- What you will do: Print exactly the lines from the first one down to the line that contains "80, 90, 100];", both included, and skip the pictures.

- Information shown:
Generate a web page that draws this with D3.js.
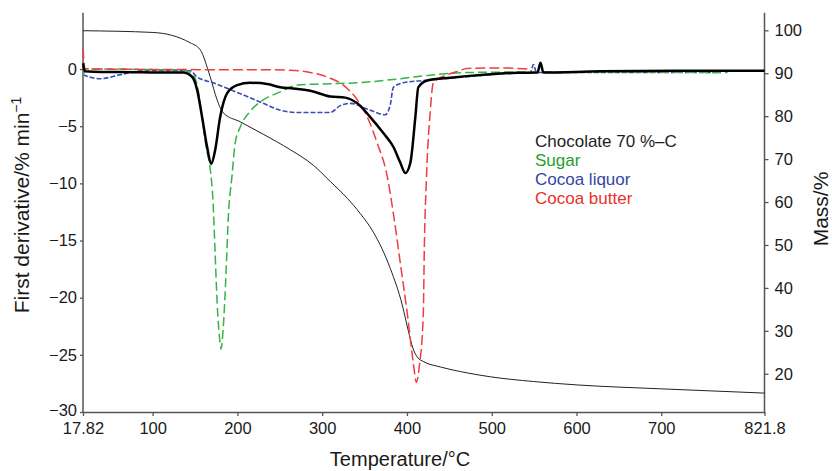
<!DOCTYPE html>
<html>
<head>
<meta charset="utf-8">
<script src="https://cdn.jsdelivr.net/npm/d3@7"></script>
<style>
  body { margin: 0; background: #fff; }
  svg { display: block; font-family: "Liberation Sans", Arial, sans-serif; }
</style>
</head>
<body>
<svg id="chart" width="832" height="471"></svg>
<script>
//
// Data
//

// x axis ticks
var xTicks = [17.82, 100, 200, 300, 400, 500, 600, 700, 821.8];
var leftTicks = [-30, -25, -20, -15, -10, -5, 0];
var rightTicks = [20, 30, 40, 50, 60, 70, 80, 90, 100];

// Chocolate 70 %-C, first derivative (black, thick)
var chocT = [17.82, 20, 40, 61.5, 108.8, 135.9, 146.5, 152.4, 158.3, 164.2, 169, 173.7, 179.6, 187.9, 199.7, 215, 235.1, 250.5, 265.8, 285.9, 309.5, 327.2, 341.4, 356.7, 372.1, 383.9, 392.2, 398.1, 404, 409.9, 413.4, 424.1, 451.2, 490.2, 530.3, 554, 557.5, 561, 628.3, 746.4, 821.8];
var chocD = [0.5, -0.2, -0.25, -0.25, -0.3, -0.3, -0.67, -1.8, -4.2, -6.8, -8.3, -7.1, -4.2, -2.1, -1.4, -1.2, -1.3, -1.6, -1.7, -1.9, -2.4, -2.5, -3.0, -4.2, -5.6, -6.8, -8.2, -9.1, -8.2, -4.2, -1.6, -1.0, -0.76, -0.5, -0.33, -0.3, 0.55, -0.3, -0.2, -0.15, -0.15];

// Sugar (green dashed)
var sugarT = [17.82, 21, 60, 100, 132.4, 147.7, 153.6, 158.3, 163, 168, 171.3, 173.7, 176.1, 179.6, 180.6, 183.1, 186.7, 189.1, 193.8, 197.3, 203.2, 215, 230.4, 250.5, 270.5, 301.2, 341.4, 380.4, 419.3, 471.3, 569.3, 778.3];
var sugarD = [-0.6, 0, 0, -0.05, -0.06, -0.5, -1.8, -4.2, -6.8, -8.8, -11.7, -16.1, -20.5, -24, -24.5, -22.8, -17.6, -13.2, -9.2, -6.5, -5.1, -3.7, -2.7, -2.0, -1.4, -1.3, -1.2, -0.94, -0.6, -0.3, -0.25, -0.3];

// Cocoa liquor (blue dashed)
var liquorT = [17.82, 37.9, 61.5, 88.7, 144.2, 152.4, 171.3, 191.4, 211.5, 230.4, 250.5, 270.5, 309.5, 321.3, 333.1, 353.2, 374.4, 380.4, 383.9, 395.7, 419.3, 471.3, 510.3, 545.7, 549.2, 552.8, 628.3, 770];
var liquorD = [-0.5, -0.85, -0.5, -0.15, -0.15, -0.7, -1.2, -1.8, -2.4, -3.0, -3.6, -3.8, -3.8, -3.2, -3.0, -3.5, -4.0, -3.1, -1.6, -1.2, -1.0, -0.67, -0.41, -0.3, 0.4, -0.3, -0.3, -0.3];

// Cocoa butter (red dashed)
var butterT = [17.82, 20.2, 37.9, 156, 235.1, 262.3, 285.9, 309.5, 324.9, 341.4, 353.2, 365, 376.8, 383.9, 392.2, 400.4, 407.5, 411.1, 414.6, 419.3, 420.5, 422.9, 427.6, 431.1, 447.7, 459.5, 471.3, 510.3, 542.1];
var butterD = [1.8, 0.05, 0, -0.05, -0.06, -0.1, -0.3, -0.8, -1.4, -2.7, -4.2, -6.5, -9.4, -12.6, -17, -21.4, -25.7, -27.4, -26, -21.4, -15.6, -9.7, -3.6, -1.2, -0.5, -0.2, 0.05, 0.1, 0];

// Chocolate mass curve (thin black, right axis)
var massT = [17.82, 100.5, 144.2, 156, 167.8, 176, 183.2, 203.2, 230.4, 262.3, 290, 309.5, 330, 345, 360.3, 380.4, 394.5, 401.6, 407, 412.2, 420, 439.4, 471.3, 498.4, 549.2, 601.2, 699.2, 821.8];
var massV = [99.9, 99.5, 97.1, 95.5, 89.2, 83.8, 80.8, 78.7, 75.8, 72.2, 68.5, 64.8, 60.8, 57.3, 53, 44.5, 36, 30, 26, 23.9, 22.8, 21.6, 20.2, 19.3, 18.2, 17.4, 16.5, 15.5];

var legendNames = ["Chocolate 70 %\u2013C", "Sugar", "Cocoa liquor", "Cocoa butter"];
var legendColors = ["#1e1e1e", "#1f9e2c", "#3444a8", "#e8322c"];

//
// Scales and axes
//

var svg = d3.select("#chart");
var x = d3.scaleLinear().domain([17.82, 821.8]).range([83, 764.5]);
var yL = d3.scaleLinear().domain([-30, 4.93]).range([412, 12.7]);
var yR = d3.scaleLinear().domain([11.1, 104.1]).range([412, 12.7]);

var axisColor = "#555";

var gx = svg.append("g")
  .attr("transform", "translate(0,412)")
  .call(d3.axisBottom(x).tickValues(xTicks).tickSize(4).tickSizeOuter(0).tickPadding(6)
    .tickFormat(function(d) { return d === 17.82 ? "17.82" : d === 821.8 ? "821.8" : d; }));

var gl = svg.append("g")
  .attr("transform", "translate(83,0)")
  .call(d3.axisLeft(yL).tickValues(leftTicks).tickSize(3).tickSizeOuter(0).tickPadding(3));

var gr = svg.append("g")
  .attr("transform", "translate(764.5,0)")
  .call(d3.axisRight(yR).tickValues(rightTicks).tickSize(4).tickSizeOuter(0).tickPadding(6));

[gx, gl, gr].forEach(function(g) {
  g.attr("font-size", 16.5).attr("font-family", "'Liberation Sans', Arial, sans-serif");
  g.select(".domain").attr("stroke", axisColor).attr("stroke-width", 1.5);
  g.selectAll(".tick line").attr("stroke", axisColor).attr("stroke-width", 1.3);
  g.selectAll(".tick text").attr("fill", "#1a1a1a");
});
// stretch vertical axis lines up to the top of the frame
gl.select(".domain").attr("d", "M0,12.7V412");
gr.select(".domain").attr("d", "M0,12.7V412");
// lift the lowest left label a little so it clears the first x label
gl.selectAll(".tick text").filter(function(d) { return d === -30; }).attr("dy", "0.2em");

//
// Curves
//

function series(ts, vs) {
  return ts.map(function(t, i) { return [t, vs[i]]; });
}

var lineL = d3.line()
  .x(function(d) { return x(d[0]); })
  .y(function(d) { return yL(d[1]); })
  .curve(d3.curveMonotoneX);

var lineR = d3.line()
  .x(function(d) { return x(d[0]); })
  .y(function(d) { return yR(d[1]); })
  .curve(d3.curveMonotoneX);

svg.append("path")
  .attr("d", lineR(series(massT, massV)))
  .attr("fill", "none").attr("stroke", "#222").attr("stroke-width", 1);

svg.append("path")
  .attr("d", lineL(series(liquorT, liquorD)))
  .attr("fill", "none").attr("stroke", "#3a4ab2").attr("stroke-width", 1.6)
  .attr("stroke-dasharray", "5,2");

svg.append("path")
  .attr("d", lineL(series(sugarT, sugarD)))
  .attr("fill", "none").attr("stroke", "#35b444").attr("stroke-width", 1.5)
  .attr("stroke-dasharray", "9,4");

svg.append("path")
  .attr("d", lineL(series(butterT, butterD)))
  .attr("fill", "none").attr("stroke", "#f03c3c").attr("stroke-width", 1.5)
  .attr("stroke-dasharray", "10,4");

svg.append("path")
  .attr("d", lineL(series(chocT, chocD)))
  .attr("fill", "none").attr("stroke", "#000").attr("stroke-width", 2.5);

//
// Legend
//

svg.append("g").selectAll("text")
  .data(legendNames)
  .enter().append("text")
  .attr("x", 535)
  .attr("y", function(d, i) { return 146.7 + i * 19; })
  .attr("font-size", 17)
  .attr("fill", function(d, i) { return legendColors[i]; })
  .text(function(d) { return d; });

//
// Axis titles
//

svg.append("text")
  .attr("x", 400).attr("y", 466)
  .attr("text-anchor", "middle").attr("font-size", 20).attr("fill", "#1a1a1a")
  .text("Temperature/\u00b0C");

var lt = svg.append("text")
  .attr("transform", "translate(29,205) rotate(-90)")
  .attr("text-anchor", "middle").attr("font-size", 21).attr("fill", "#1a1a1a");
lt.append("tspan").text("First derivative/% min");
lt.append("tspan").attr("dy", -8).attr("font-size", 14).text("\u22121");

svg.append("text")
  .attr("transform", "translate(828,209) rotate(-90)")
  .attr("text-anchor", "middle").attr("font-size", 21).attr("fill", "#1a1a1a")
  .text("Mass/%");
</script>
</body>
</html>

- Reply to the task:
Generate a web page that draws this with D3.js.
<!DOCTYPE html>
<html>
<head>
<meta charset="utf-8">
<script src="https://cdn.jsdelivr.net/npm/d3@7"></script>
<style>
  body { margin: 0; background: #fff; }
  svg { display: block; font-family: "Liberation Sans", Arial, sans-serif; }
</style>
</head>
<body>
<svg id="chart" width="832" height="471"></svg>
<script>
//
// Data
//

// x axis ticks
var xTicks = [17.82, 100, 200, 300, 400, 500, 600, 700, 821.8];
var leftTicks = [-30, -25, -20, -15, -10, -5, 0];
var rightTicks = [20, 30, 40, 50, 60, 70, 80, 90, 100];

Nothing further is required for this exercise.